In this iteration, Napoleon Solo (Henry Cavill) is a former master burglar; captured but pardoned in exchange for working for the CIA, and Illya Kuryakin (Armie Hammer) is the KGB’s best man, but prone to fits of violent rage. So clearly this is not your father’s (or in my case, my) U.N.C.L.E. agents.  Cavill plays Solo with a smooth charm that works perfectly, and while he’s not the cool emotionless Russian that sent hearts aflutter in the 60s, Hammer plays Illya as a semi-traditional Russian brute with a soft side.

Also missing is U.N.C.L.E.’s nemesis Thrush – here an unnamed “international criminal organization” is behind the plot, headed by Victoria Vinciguerra (Elizabeth Debicki), a classic brilliant femme fatale, played to the hilt. The organization has obtained the means and the scientific expertise to manufacture nuclear weapons, still the hotly guarded secret in the sixties, forcing the US and USSR to team up and send in their best men, the aforementioned Napoleon and Illya, who have by now met once, before the were asked to play nice. Napoleon had just completed a tactical extraction, pursued by Illya, of one Gaby Teller (Alicia Vikander), daughter of the scientist believed to be working for Victoria. She is recruited to make contact with her…um, father’s brother, who is believed to have been the one to facilitate the arrangement, in the hopes of revealing their treasonous scheme.

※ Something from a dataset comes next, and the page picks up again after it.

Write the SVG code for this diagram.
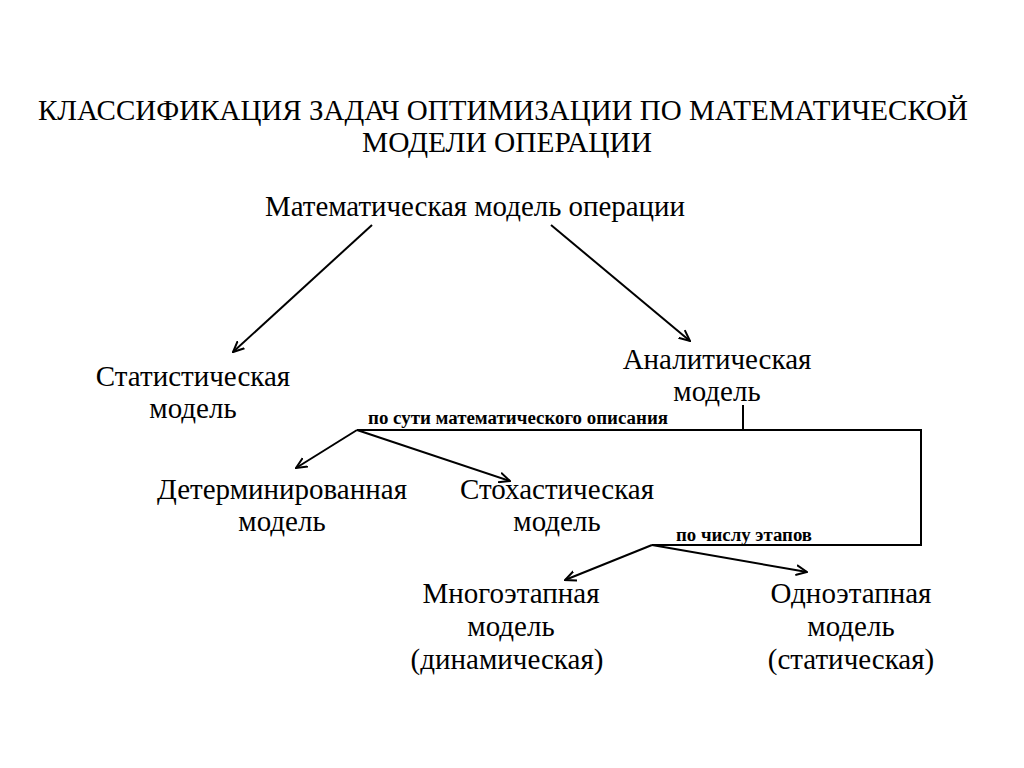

The film hits all the points you’d like a period spy movie to hit— fast-paced split-screen editing, the stealth incursion into the bad guy’s lair, some staggering costumes for the ladies (none of which were particularly revealing, but still a retro joy to behold) and the requisite turncoat moment or two (to say who did it to whom would be telling). The soundtrack is a delight, a combination of Ritchie’s traditional amazing skill for picking existing songs, and a score chock fill of pan flutes and hammer dulcimers, the source of much of the music found in spy films in the sixties. But the film rises and falls on the chemistry between the stars.  Cavill and Hammer plays against each other perfectly, and both work well with Vikander.

As mentioned at the beginning, the only complaint one could have for the film is exactly how little a role U.N.C.L.E. itself actually plays in the film. Hugh Grant arrives in the third act as Alexander Waverly, here a member of British Intelligence, and it’s only at the very last moment of the film that the eponymous acronym is ever used, and even then, it’s made to sound like it’s going to be nothing more than a code name for the pair, um…team. I pretty much knew going in that we were going to be saddled with a “When they first met” movie, and we would have to sit there and wait for them to become the team we know with the same impatient frustration of sitting through Popeye, and just waiting for Robin Williams to eat the gorram spinach.  We didn’t get cameos by Robert Vaughn or David McCallum, I didn’t even see the U.N.C.L.E. special Walthers I thought I’d spied in the trailer.  I sat through the credits, hoping against hope they’d give us ONE tip of the hat, that iconic title card that made sitting through the TV show’s credit worth it every week.

Throw me a frikkin' BONE, here!

Throw me a frikkin’ BONE, here!

Happily, this was one of the few cases where I was able to put my feeling about missing what we didn’t get aside and just enjoy what we did get, because what we got was cherce.